Design Goals

Hyperspace is designed with the following design goals in mind:

Agnostic to data format

To support the most diverse scenarios, Hyperspace intends to provide the ability to index data stored in the lake in any format, including text data (e.g., CSV, JSON, Parquet, ORC, Avro, etc.) and binary data (e.g., videos, audios, images, etc.).

We consider this data as externally managed, i.e., we do not assume control over the lifecycle of the datasets.

Low-cost index metadata management

To avoid burdening the query optimizer and the end-user, the index-related metadata within Hyperspace should be light-weight, fast to retrieve, and operate independent of a third-party catalog. In other words, Hyperspace should only depend on the data lake for its operation and should not assume the presence of any other service to operate correctly.

Multi-engine interoperability

Hyperspace should make third-party engine integration easy. To achieve this, Hyperspace has to (a) index state management and (b) index metadata, in as transparent a way as possible.

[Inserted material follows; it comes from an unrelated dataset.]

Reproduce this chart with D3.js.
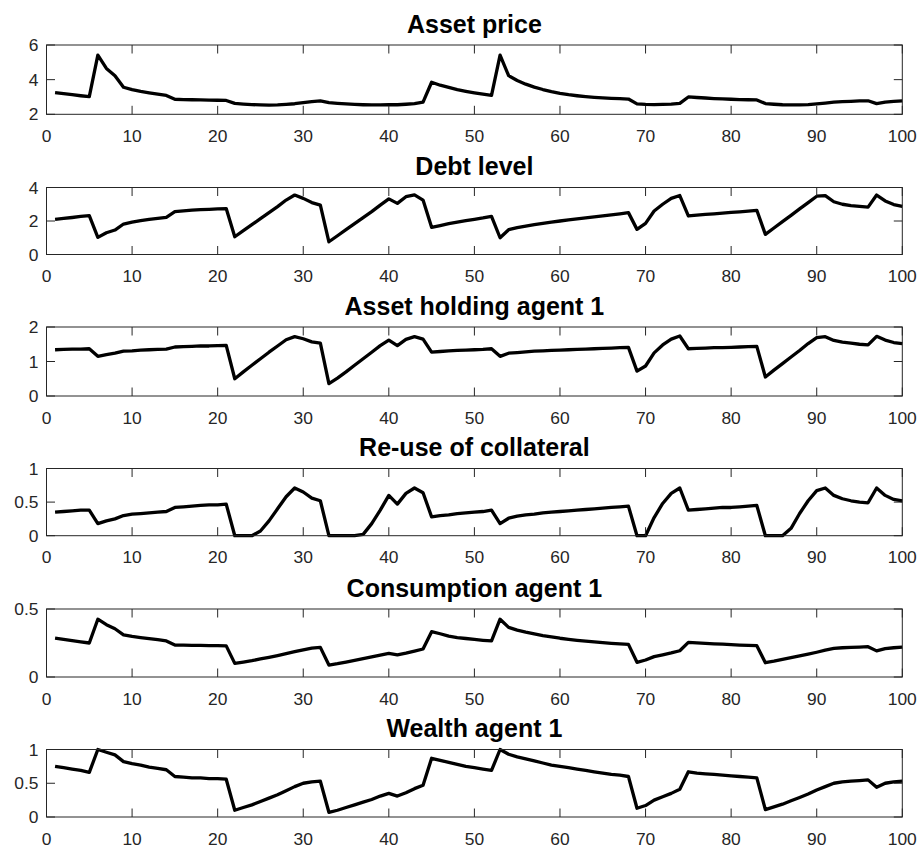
<!DOCTYPE html>
<html><head><meta charset="utf-8">
<script src="https://cdn.jsdelivr.net/npm/d3@7"></script>
<style>body{margin:0;background:#fff}</style>
</head><body>
<svg id="c" width="921" height="848"></svg>
<script>
const periods = d3.range(1, 101);
const titles = ["Asset price", "Debt level", "Asset holding agent 1", "Re-use of collateral", "Consumption agent 1", "Wealth agent 1"];
const xTicks = [0,10,20,30,40,50,60,70,80,90,100];
const yDomains = [[2,6],[0,4],[0,2],[0,1],[0,0.5],[0,1]];
const yTicks = [[2,4,6],[0,2,4],[0,1,2],[0,0.5,1],[0,0.5],[0,0.5,1]];

const assetPrice = [3.25,3.19,3.13,3.07,3.02,5.42,4.65,4.23,3.56,3.42,
3.32,3.24,3.16,3.09,2.87,2.85,2.84,2.83,2.82,2.81,
2.80,2.63,2.59,2.56,2.54,2.53,2.54,2.57,2.61,2.67,
2.73,2.77,2.67,2.63,2.60,2.57,2.55,2.54,2.54,2.56,
2.55,2.58,2.62,2.70,3.85,3.68,3.55,3.43,3.33,3.24,
3.16,3.09,5.42,4.23,3.95,3.74,3.57,3.43,3.31,3.21,
3.13,3.07,3.02,2.98,2.95,2.92,2.90,2.88,2.60,2.57,
2.56,2.57,2.59,2.63,3.00,2.97,2.94,2.91,2.89,2.87,
2.85,2.84,2.83,2.62,2.58,2.55,2.54,2.54,2.56,2.60,
2.65,2.70,2.73,2.75,2.77,2.78,2.62,2.70,2.74,2.77];

const debtLevel = [2.10,2.16,2.21,2.27,2.32,1.02,1.30,1.46,1.82,1.93,
2.02,2.10,2.16,2.22,2.56,2.61,2.65,2.68,2.70,2.72,
2.74,1.06,1.42,1.78,2.14,2.50,2.86,3.25,3.55,3.35,
3.10,2.95,0.76,1.12,1.48,1.84,2.20,2.56,2.95,3.32,
3.05,3.45,3.56,3.25,1.62,1.73,1.84,1.93,2.02,2.10,
2.18,2.28,1.00,1.48,1.60,1.70,1.78,1.86,1.93,2.00,
2.07,2.13,2.19,2.25,2.31,2.37,2.43,2.50,1.50,1.86,
2.60,3.00,3.35,3.52,2.30,2.35,2.39,2.43,2.47,2.51,
2.55,2.59,2.64,1.20,1.58,1.96,2.34,2.72,3.10,3.48,
3.52,3.15,3.00,2.92,2.87,2.83,3.55,3.20,2.98,2.87];

const assetHolding = [1.34,1.35,1.36,1.36,1.37,1.15,1.20,1.24,1.30,1.31,
1.33,1.34,1.35,1.36,1.42,1.43,1.44,1.45,1.45,1.46,
1.47,0.50,0.70,0.89,1.08,1.27,1.45,1.63,1.72,1.66,
1.57,1.53,0.36,0.52,0.70,0.89,1.08,1.27,1.46,1.62,
1.46,1.64,1.72,1.65,1.27,1.29,1.31,1.32,1.33,1.34,
1.35,1.37,1.15,1.24,1.26,1.28,1.30,1.31,1.32,1.33,
1.34,1.35,1.36,1.37,1.38,1.39,1.40,1.41,0.72,0.87,
1.25,1.48,1.65,1.74,1.37,1.38,1.39,1.40,1.40,1.41,
1.42,1.43,1.44,0.55,0.75,0.94,1.13,1.32,1.52,1.69,
1.72,1.61,1.56,1.53,1.50,1.48,1.73,1.62,1.55,1.52];

const reuse = [0.35,0.36,0.37,0.38,0.38,0.18,0.22,0.25,0.30,0.32,
0.33,0.34,0.35,0.36,0.42,0.43,0.44,0.45,0.46,0.46,
0.47,0.00,0.00,0.00,0.07,0.22,0.40,0.58,0.71,0.65,
0.56,0.52,0.00,0.00,0.00,0.00,0.02,0.18,0.38,0.60,
0.47,0.63,0.71,0.64,0.28,0.30,0.31,0.33,0.34,0.35,
0.36,0.38,0.18,0.26,0.29,0.31,0.32,0.34,0.35,0.36,
0.37,0.38,0.39,0.40,0.41,0.42,0.43,0.44,0.00,0.00,
0.27,0.48,0.63,0.71,0.38,0.39,0.40,0.41,0.42,0.42,
0.43,0.44,0.45,0.00,0.00,0.00,0.11,0.33,0.52,0.67,
0.71,0.60,0.55,0.52,0.50,0.49,0.71,0.60,0.54,0.52];

const consumption = [0.285,0.276,0.268,0.259,0.250,0.425,0.385,0.355,0.310,0.298,
0.290,0.282,0.274,0.265,0.235,0.234,0.233,0.232,0.231,0.230,
0.229,0.100,0.110,0.120,0.133,0.145,0.158,0.172,0.186,0.200,
0.213,0.218,0.088,0.098,0.110,0.122,0.135,0.148,0.161,0.174,
0.162,0.175,0.190,0.206,0.333,0.318,0.300,0.290,0.283,0.276,
0.270,0.265,0.425,0.365,0.345,0.330,0.317,0.305,0.295,0.285,
0.277,0.270,0.264,0.258,0.253,0.248,0.244,0.240,0.108,0.125,
0.150,0.163,0.177,0.193,0.255,0.251,0.247,0.244,0.241,0.238,
0.235,0.232,0.230,0.105,0.116,0.129,0.142,0.155,0.168,0.182,
0.197,0.210,0.215,0.218,0.220,0.223,0.192,0.208,0.215,0.220];

const wealth = [0.75,0.73,0.71,0.69,0.66,1.00,0.96,0.92,0.82,0.79,
0.77,0.74,0.72,0.70,0.60,0.59,0.58,0.58,0.57,0.57,
0.56,0.10,0.14,0.18,0.23,0.28,0.33,0.39,0.45,0.50,
0.52,0.53,0.07,0.10,0.14,0.18,0.22,0.26,0.31,0.35,
0.31,0.36,0.42,0.47,0.87,0.84,0.81,0.78,0.75,0.73,
0.71,0.69,1.00,0.93,0.89,0.86,0.83,0.80,0.77,0.75,
0.73,0.71,0.69,0.67,0.65,0.63,0.62,0.60,0.13,0.17,
0.25,0.30,0.35,0.41,0.67,0.65,0.64,0.63,0.62,0.61,
0.60,0.59,0.58,0.11,0.15,0.19,0.24,0.29,0.34,0.40,
0.45,0.50,0.52,0.53,0.54,0.55,0.44,0.50,0.52,0.53];

const series = [assetPrice, debtLevel, assetHolding, reuse, consumption, wealth];

// layout
const left = 46.5, right = 902.3;
const tops = [45, 187.5, 327, 468.5, 609, 749.5];
const bottoms = [114.3, 254.5, 396, 535.7, 677, 817];
const axisColor = "#262626";
const font = "'Liberation Sans', Arial, Helvetica, sans-serif";
const tickLen = 8.5;

const svg = d3.select("#c");
const x = d3.scaleLinear().domain([0, 100]).range([left, right]);

series.forEach((vals, i) => {
  const top = tops[i], bottom = bottoms[i];
  const y = d3.scaleLinear().domain(yDomains[i]).range([bottom, top]);
  const g = svg.append("g");

  g.append("text")
    .attr("x", (left + right) / 2).attr("y", top - 12.5)
    .attr("text-anchor", "middle")
    .attr("font-family", font).attr("font-weight", "bold")
    .attr("font-size", 25).attr("fill", "#000")
    .text(titles[i]);

  const line = d3.line().x((d, k) => x(periods[k])).y(d => y(d));
  g.append("path").datum(vals)
    .attr("d", line)
    .attr("fill", "none").attr("stroke", "#000")
    .attr("stroke-width", 3.3).attr("stroke-linejoin", "round");

  g.append("rect")
    .attr("x", left).attr("y", top)
    .attr("width", right - left).attr("height", bottom - top)
    .attr("fill", "none").attr("stroke", axisColor).attr("stroke-width", 1);

  xTicks.forEach(v => {
    const px = x(v);
    g.append("line").attr("x1", px).attr("x2", px).attr("y1", bottom).attr("y2", bottom - tickLen)
      .attr("stroke", axisColor).attr("stroke-width", 1);
    g.append("line").attr("x1", px).attr("x2", px).attr("y1", top).attr("y2", top + tickLen)
      .attr("stroke", axisColor).attr("stroke-width", 1);
    g.append("text").attr("x", px).attr("y", bottom + 27.5)
      .attr("text-anchor", "middle").attr("font-family", font)
      .attr("font-size", 17.4).attr("fill", axisColor).text(v);
  });

  yTicks[i].forEach(v => {
    const py = y(v);
    g.append("line").attr("x1", left).attr("x2", left + tickLen).attr("y1", py).attr("y2", py)
      .attr("stroke", axisColor).attr("stroke-width", 1);
    g.append("line").attr("x1", right).attr("x2", right - tickLen).attr("y1", py).attr("y2", py)
      .attr("stroke", axisColor).attr("stroke-width", 1);
    g.append("text").attr("x", left - 8).attr("y", py + 6)
      .attr("text-anchor", "end").attr("font-family", font)
      .attr("font-size", 17.4).attr("fill", axisColor).text(v);
  });
});
</script>
</body></html>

Simple and guided user experience

Hyperspace should support diverse users including data scientists, data engineers, and data enthusiasts. Therefore, it should offer the simplest possible experience, with relevant helper APIs (e.g., for tuning), documentation and tutorials.

Extensible indexing

Since it is often impractical to provide all possible auxiliary data structures that aid in query acceleration, Hyperspace should offer mechanisms for easy pluggability of newer auxiliary data structures (related to indexing).

Security, Privacy, and Compliance

Since auxiliary structures such as indexes, views, and statistics copy the original dataset either partly or in full, Hyperspace should meet the necessary security, privacy, and compliance standards (e.g., enforcing deletes for GDPR requirements).